Comets and asteroid fragments have hit all of the solar system’s planets and moons. We find impact craters everywhere.
Impacts shape the surfaces of worlds. Craters are the scars left on planetary landscapes by impacts and collisions. The size of an incoming object affects the size of the “splash” it makes and the amount of ejected material deposited around the site. Craters range from microscopic pits made by very small projectiles to huge holes in the ground made by very large objects.

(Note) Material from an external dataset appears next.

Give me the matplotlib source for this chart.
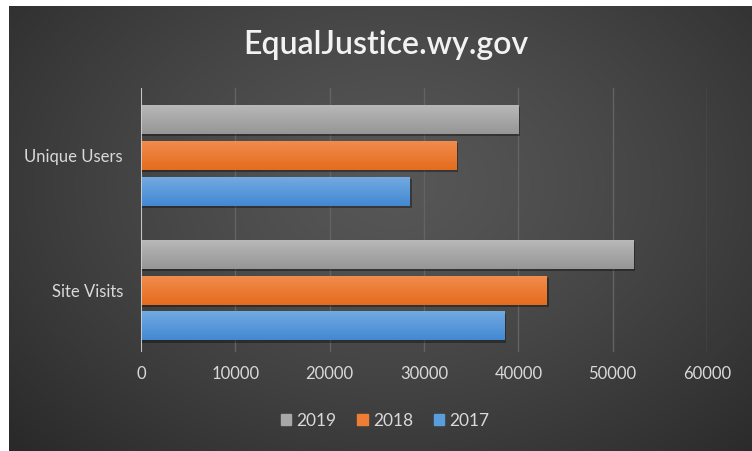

On Earth, the largest objects to survive a trip through our atmosphere blast out huge impact scars. Early in its history, Earth was bombarded by countless incoming objects. Most of the craters left over from those ancient impacts have eroded away or been covered by lava flows and vegetation. Only a few obvious ones remain. The Moon and other airless worlds are pockmarked with craters of all sizes. Without erosion by wind and rain, those pits remain intact for billions of years and preserve the cratering history of the solar system.
When a large incoming body hits Earth, the result is a crater. The force and pressure of the collision vaporize parts of the meteorite, as well as the ground it hits. The impact blasts out the crater, melts some of the rock, and scatters fragments far and wide.
Meteorite Impacts Can Create Tektites
An impact digs up surface material and blasts it away. During large collisions, a lot of heat gets generated, which melts rock. Some of this “impact melt’ flows away, while some is blasted into the air with the rest of the ejected rocks and meteorite fragments. As the airborne splash of hot liquid rock fall back to Earth’s surface, they cool into interesting shapes. These bits of melted earth are tektites, and each sample contains different materials formed under unique conditions.
Tektites are found in a few scattered locations on Earth. These Bediasites were found in Texas. The Libyan Desert Glass is strewn across the northern African deserts. Moldavites come from the Czech Republic and neighboring countries.
An Impact Killed the Dinosaurs
Sixty-five million years ago, the dinosaurs and other animals died off. This extinction probably happened because a huge asteroid or comet struck the ancient shoreline of the Yucatán Peninsula in Mexico. It hit with the force of a 100-million-megaton bomb and made a crater 60 miles (97 km) across.
The impact raised dust that blocked incoming sunlight. Temperatures fell, and plant photosynthesis was interrupted. The hostile conditions and food shortages helped kill off most of Earth’s animals.
We find evidence for the impact in the K/T Boundary, a layer of clay deposited around the time of the extinction. It is rich with rare elements like iridium that most likely originated in a rock from space.
A huge Canadian nickel mine lies at the site of an ancient asteroid impact.
Almost 2 billion years ago, an asteroid crashed into central Canada, near the current town of Sudbury, Ontario. It vaporized a chunk of Earth’s crust and created a crater 12 miles (19 km) deep. The impact tore away rock layers and exposed Earth’s upper mantle. This allowed metal-bearing magma to flow to the surface. Today we find rich deposits of nickel, copper, and platinum on the site. Near the point of impact, rock melted instantly, flowed as liquid, and cooled into black melt glass. The impact also tossed out fragments of bedrock and pieces of the meteorite, which fell back to the area surrounding the crater.
Shattercones: Proof of an Ancient Impact
Shattercones are shock waves preserved in stone. They occur when an impact blasts into layers of bedrock and puts the rock under tremendous pressure. It shatters, creating three-dimensional cone-shaped patterns. The tips of the cones point back to the impact source.
When Meteorites Attack!
In 1954, a fragment of an asteroid crashed through the roof of a house in Sylacauga, Alabama. It bounced off the ﬂoor and hit Ann Hodges while she was napping on her couch. She was the ﬁrst person documented to have been struck by a meteorite. Mrs. Hodges sold autographed pictures of herself holding the meteorite under the damaged ceiling. The rock is now on display in the University of Alabama’s Natural History Museum.
A Meteorite Meets a Carport
Impacts come when you least expect them. In 1973, a carport roof in San Juan Capistrano, California, took a hit from an asteroid fragment. Owner George Stinchcomb reported hearing a sound like a gunshot in the middle of the night. The next morning, he found an egg-size meteorite that crashed through the carport roof onto the concrete ﬂoor.